EVROS – The Greek Council for Refugees (GCR) said it had asked officials to help 46 migrants, including 10 children, stuck on an islet on the Evros River on the border with Turkey but hadn’t received a reply.
Turkey’s pro-government newspaper The Daily Sabah said the group made the plea but that it was ignored, the area being highly patrolled and where a migrant woman was shot dead recently under mysterious circumstances.
In the case of another group of 37 people, Greek authorities last week said they were unable to locate them and all contact was subsequently lost, the GCR said, according to the paper.
The organization said that it had alerted authorities to rescue at least 230 asylum seekers from Syria, Turkey, Afghanistan and Iraq in the Evros area this year but that in some cases there was no response.
Turkey is allowing human traffickers to keep sending refugees and migrants during an essentially-suspended 2016 swap deal with the European Union, people who had gone there fleeing war, strife and economic hardship in their homelands.

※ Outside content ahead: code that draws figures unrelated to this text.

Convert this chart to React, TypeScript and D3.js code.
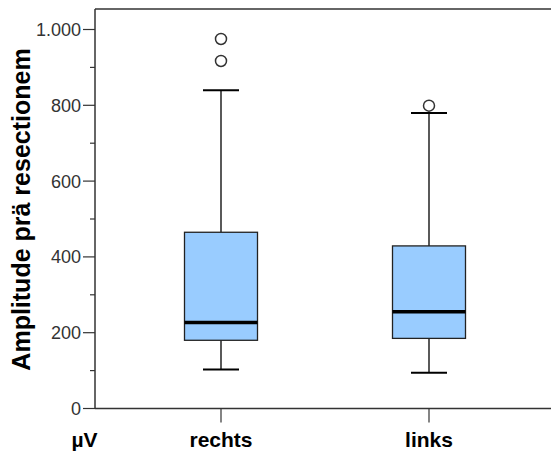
import React from "react";
import * as d3 from "d3";

const categories = ["rechts", "links"];
const whiskerLow = [103, 94];
const q1 = [180, 185];
const median = [227, 255];
const q3 = [465, 429];
const whiskerHigh = [840, 780];
const outliers = [[975, 917], [799]];
const majorTicks = [0, 200, 400, 600, 800, 1000];
const minorTicks = [100, 300, 500, 700, 900];

const W = 551;
const H = 453;

export default function App() {
  const y = d3.scaleLinear().domain([0, 1000]).range([408.5, 29.5]);
  const x = d3.scalePoint<string>().domain(categories).range([221, 429]);
  const axisX = 95;
  const topY = 9;
  const boxW = 73;
  const capW = 36;
  const fmt = (v: number) => d3.format(",")(v).replace(/,/g, ".");
  const font = "'Liberation Sans', Arial, sans-serif";

  return (
    <svg width={W} height={H} style={{ position: "absolute", left: 0, top: 0 }} fontFamily={font}>
      <rect x={0} y={0} width={W} height={H} fill="#fff" />
      {/* frame */}
      <line x1={axisX} y1={topY} x2={W} y2={topY} stroke="#333" strokeWidth={1.5} />
      <line x1={axisX} y1={topY} x2={axisX} y2={y(0)} stroke="#333" strokeWidth={1.5} />
      <line x1={axisX} y1={y(0)} x2={W} y2={y(0)} stroke="#333" strokeWidth={1.5} />
      {majorTicks.map((t) => (
        <g key={"M" + t}>
          <line x1={axisX - 12} x2={axisX} y1={y(t)} y2={y(t)} stroke="#333" strokeWidth={1.2} />
          <text x={81} y={y(t)} dy="0.36em" textAnchor="end" fontSize={18} fill="#333">
            {fmt(t)}
          </text>
        </g>
      ))}
      {minorTicks.map((t) => (
        <line key={"m" + t} x1={axisX - 5} x2={axisX} y1={y(t)} y2={y(t)} stroke="#333" strokeWidth={1.2} />
      ))}
      {categories.map((c) => (
        <g key={"t" + c}>
          <line x1={x(c)!} x2={x(c)!} y1={y(0)} y2={y(0) + 14} stroke="#333" strokeWidth={1.2} />
          <text x={x(c)!} y={447} textAnchor="middle" fontSize={21} fontWeight="bold" fill="#000">
            {c}
          </text>
        </g>
      ))}
      <text x={84.5} y={447} textAnchor="middle" fontSize={21} fontWeight="bold" fill="#000">
        µV
      </text>
      <text
        transform={`translate(30, ${209.5}) rotate(-90)`}
        textAnchor="middle"
        fontSize={25}
        fontWeight="bold"
        fill="#000"
      >
        Amplitude prä resectionem
      </text>
      {categories.map((c, i) => {
        const cx = x(c)!;
        return (
          <g key={"b" + c}>
            <line x1={cx} x2={cx} y1={y(whiskerLow[i])} y2={y(q1[i])} stroke="#000" strokeWidth={1.3} />
            <line x1={cx} x2={cx} y1={y(q3[i])} y2={y(whiskerHigh[i])} stroke="#000" strokeWidth={1.3} />
            <line x1={cx - capW / 2} x2={cx + capW / 2} y1={y(whiskerLow[i])} y2={y(whiskerLow[i])} stroke="#000" strokeWidth={2} />
            <line x1={cx - capW / 2} x2={cx + capW / 2} y1={y(whiskerHigh[i])} y2={y(whiskerHigh[i])} stroke="#000" strokeWidth={2} />
            <rect
              x={cx - boxW / 2}
              y={y(q3[i])}
              width={boxW}
              height={y(q1[i]) - y(q3[i])}
              fill="#99CCFF"
              stroke="#222"
              strokeWidth={1.3}
            />
            <line x1={cx - boxW / 2} x2={cx + boxW / 2} y1={y(median[i])} y2={y(median[i])} stroke="#000" strokeWidth={3.5} />
            {outliers[i].map((o, j) => (
              <circle key={j} cx={cx} cy={y(o)} r={5.5} fill="#fff" stroke="#333" strokeWidth={1.5} />
            ))}
          </g>
        );
      })}
    </svg>
  );
}
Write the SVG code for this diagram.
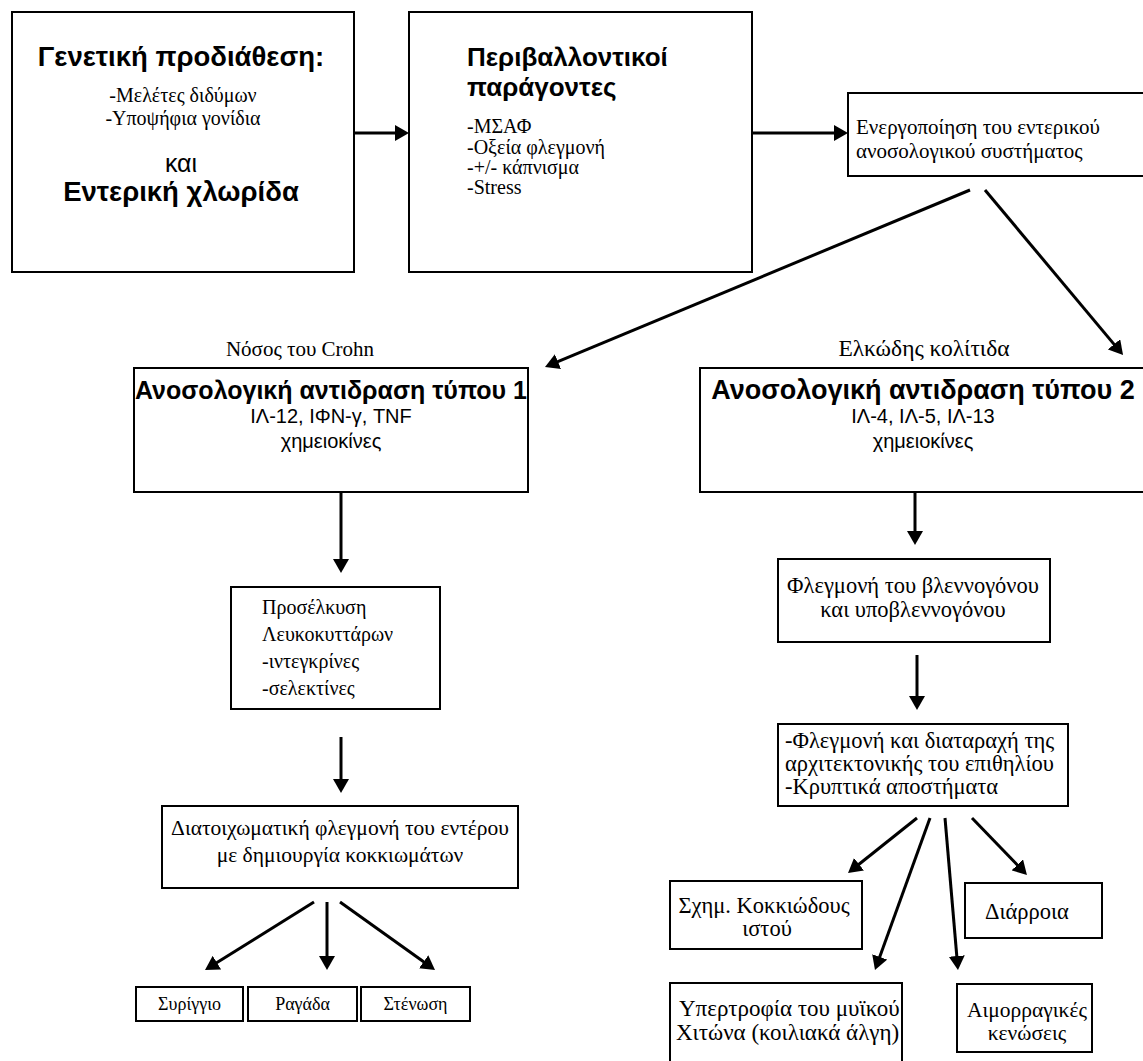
<svg xmlns="http://www.w3.org/2000/svg" width="1143" height="1061" viewBox="0 0 1143 1061">
<style>
.box{fill:#fff;stroke:#000;stroke-width:2}
.sb{font-family:"Liberation Sans",Arial,sans-serif;font-weight:bold;fill:#000}
.s{font-family:"Liberation Sans",Arial,sans-serif;fill:#000}
.t{font-family:"Liberation Serif","Times New Roman","DejaVu Serif",serif;fill:#000}
.c{text-anchor:middle}
.ln{stroke:#000;stroke-width:3;fill:none;marker-end:url(#ah)}
</style>
<defs>
<marker id="ah" markerUnits="userSpaceOnUse" markerWidth="14" markerHeight="16" refX="6" refY="8" orient="auto">
<path d="M0,0 L14,8 L0,16 z" fill="#000"/>
</marker>
</defs>
<rect width="1143" height="1061" fill="#fff"/>

<g id="connectors">
<line class="ln" x1="355" y1="133" x2="401" y2="133"/>
<line class="ln" x1="752" y1="133" x2="840" y2="133"/>
<line class="ln" x1="970" y1="190" x2="552.4" y2="363.9"/>
<line class="ln" x1="985" y1="190" x2="1117.9" y2="348.9"/>
<line class="ln" x1="341" y1="492" x2="341" y2="565"/>
<line class="ln" x1="915" y1="492" x2="915" y2="537"/>
<line class="ln" x1="341" y1="737" x2="341" y2="785"/>
<line class="ln" x1="917" y1="655" x2="917" y2="702"/>
<line class="ln" x1="314" y1="902" x2="211.8" y2="965.8"/>
<line class="ln" x1="327" y1="902" x2="327" y2="962"/>
<line class="ln" x1="340" y1="902" x2="428.5" y2="965.3"/>
<line class="ln" x1="917" y1="818" x2="854.3" y2="868"/>
<line class="ln" x1="930" y1="818" x2="877.7" y2="962.5"/>
<line class="ln" x1="945" y1="818" x2="957.3" y2="962"/>
<line class="ln" x1="972" y1="818" x2="1021.4" y2="869.2"/>
</g>

<g id="genetic">
<rect class="box" x="12" y="12" width="342" height="260"/>
<text class="sb c" x="181" y="66" font-size="27.5">Γενετική προδιάθεση:</text>
<text class="t c" x="183" y="102" font-size="20">-Μελέτες διδύμων</text>
<text class="t c" x="183" y="125" font-size="20">-Υποψήφια γονίδια</text>
<text class="s c" x="181" y="172" font-size="25">και</text>
<text class="sb c" x="181" y="201" font-size="27.5">Εντερική χλωρίδα</text>
</g>

<g id="environment">
<rect class="box" x="409" y="12" width="343" height="260"/>
<text class="sb" x="467" y="66" font-size="26">Περιβαλλοντικοί</text>
<text class="sb" x="467" y="96" font-size="26">παράγοντες</text>
<text class="t" x="467" y="133" font-size="20">-ΜΣΑΦ</text>
<text class="t" x="467" y="154" font-size="20">-Οξεία φλεγμονή</text>
<text class="t" x="467" y="174" font-size="20">-+/- κάπνισμα</text>
<text class="t" x="467" y="194" font-size="20">-Stress</text>
</g>

<g id="activation">
<rect class="box" x="848" y="93" width="305" height="83"/>
<text class="t" x="856" y="134" font-size="21">Ενεργοποίηση του εντερικού</text>
<text class="t" x="856" y="158" font-size="21">ανοσολογικού συστήματος</text>
</g>

<g id="label-crohn">
<text class="t c" x="300" y="356" font-size="21">Νόσος του Crohn</text>
</g>
<g id="label-uc">
<text class="t c" x="924" y="356" font-size="23.5">Ελκώδης κολίτιδα</text>
</g>

<g id="type1">
<rect class="box" x="134" y="368" width="394" height="124"/>
<text class="sb c" x="331" y="399" font-size="25">Ανοσολογική αντιδραση τύπου 1</text>
<text class="s c" x="331" y="423" font-size="20">ΙΛ-12, ΙΦΝ-γ, TNF</text>
<text class="s c" x="331" y="448" font-size="20">χημειοκίνες</text>
</g>

<g id="type2">
<rect class="box" x="700" y="368" width="453" height="124"/>
<text class="sb c" x="923" y="399" font-size="27">Ανοσολογική αντιδραση τύπου 2</text>
<text class="s c" x="923" y="423" font-size="20">ΙΛ-4, ΙΛ-5, ΙΛ-13</text>
<text class="s c" x="923" y="448" font-size="20">χημειοκίνες</text>
</g>

<g id="recruitment">
<rect class="box" x="231" y="587" width="209" height="122"/>
<text class="t" x="262" y="614" font-size="20">Προσέλκυση</text>
<text class="t" x="262" y="641" font-size="20">Λευκοκυττάρων</text>
<text class="t" x="262" y="668" font-size="20">-ιντεγκρίνες</text>
<text class="t" x="262" y="695" font-size="20">-σελεκτίνες</text>
</g>

<g id="transmural">
<rect class="box" x="162" y="806" width="356" height="82"/>
<text class="t c" x="340" y="835" font-size="21.5">Διατοιχωματική φλεγμονή του εντέρου</text>
<text class="t c" x="340" y="862" font-size="21.5">με δημιουργία κοκκιωμάτων</text>
</g>

<g id="fistula">
<rect class="box" x="136" y="987" width="107" height="34"/>
<text class="t c" x="189.5" y="1010" font-size="18">Συρίγγιο</text>
</g>
<g id="fissure">
<rect class="box" x="248" y="987" width="109" height="34"/>
<text class="t c" x="302.5" y="1010" font-size="18">Ραγάδα</text>
</g>
<g id="stenosis">
<rect class="box" x="361" y="987" width="109" height="34"/>
<text class="t c" x="415.5" y="1010" font-size="18">Στένωση</text>
</g>

<g id="mucosal">
<rect class="box" x="778" y="559" width="272" height="83"/>
<text class="t c" x="913" y="593" font-size="22.5">Φλεγμονή του βλεννογόνου</text>
<text class="t c" x="913" y="617" font-size="22.5">και υποβλεννογόνου</text>
</g>

<g id="epithelium">
<rect class="box" x="778" y="724" width="290" height="82"/>
<text class="t" x="785" y="748" font-size="22.5">-Φλεγμονή και διαταραχή της</text>
<text class="t" x="785" y="771" font-size="22.5">αρχιτεκτονικής του επιθηλίου</text>
<text class="t" x="785" y="794" font-size="22.5">-Κρυπτικά αποστήματα</text>
</g>

<g id="granulation">
<rect class="box" x="670" y="881" width="192" height="68"/>
<text class="t c" x="764" y="913" font-size="22.5">Σχημ. Κοκκιώδους</text>
<text class="t c" x="767" y="936" font-size="22.5">ιστού</text>
</g>

<g id="diarrhea">
<rect class="box" x="965" y="883" width="137" height="55"/>
<text class="t" x="985" y="919" font-size="22.5">Διάρροια</text>
</g>

<g id="hypertrophy">
<rect class="box" x="670" y="983" width="232" height="85"/>
<text class="t" x="679" y="1016" font-size="23">Υπερτροφία του μυϊκού</text>
<text class="t" x="676" y="1040" font-size="23">Χιτώνα (κοιλιακά άλγη)</text>
</g>

<g id="hemorrhagic">
<rect class="box" x="957" y="984" width="135" height="68"/>
<text class="t c" x="1027" y="1017" font-size="21.5">Αιμορραγικές</text>
<text class="t c" x="1027" y="1040" font-size="21.5">κενώσεις</text>
</g>
</svg>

Turkey is holding some 4.4 million of them but many still try to reach the EU through Greece, especially five islands near Turkey’s coast, and across the Evros River region where a wall has been extended to keep them out.
In at least three cases, GCR said it had information that asylum seekers from Turkey and Syria had been sent back to Turkey without being given a chance to apply for protection, the paper also said.
While Turkey has allowed human traffickers to keep operating, there haven’t been any sanctions at the same time the government blames Greece for pushing back people who weren’t allowed to be sent. There was no report Greece’s government had been asked to respond.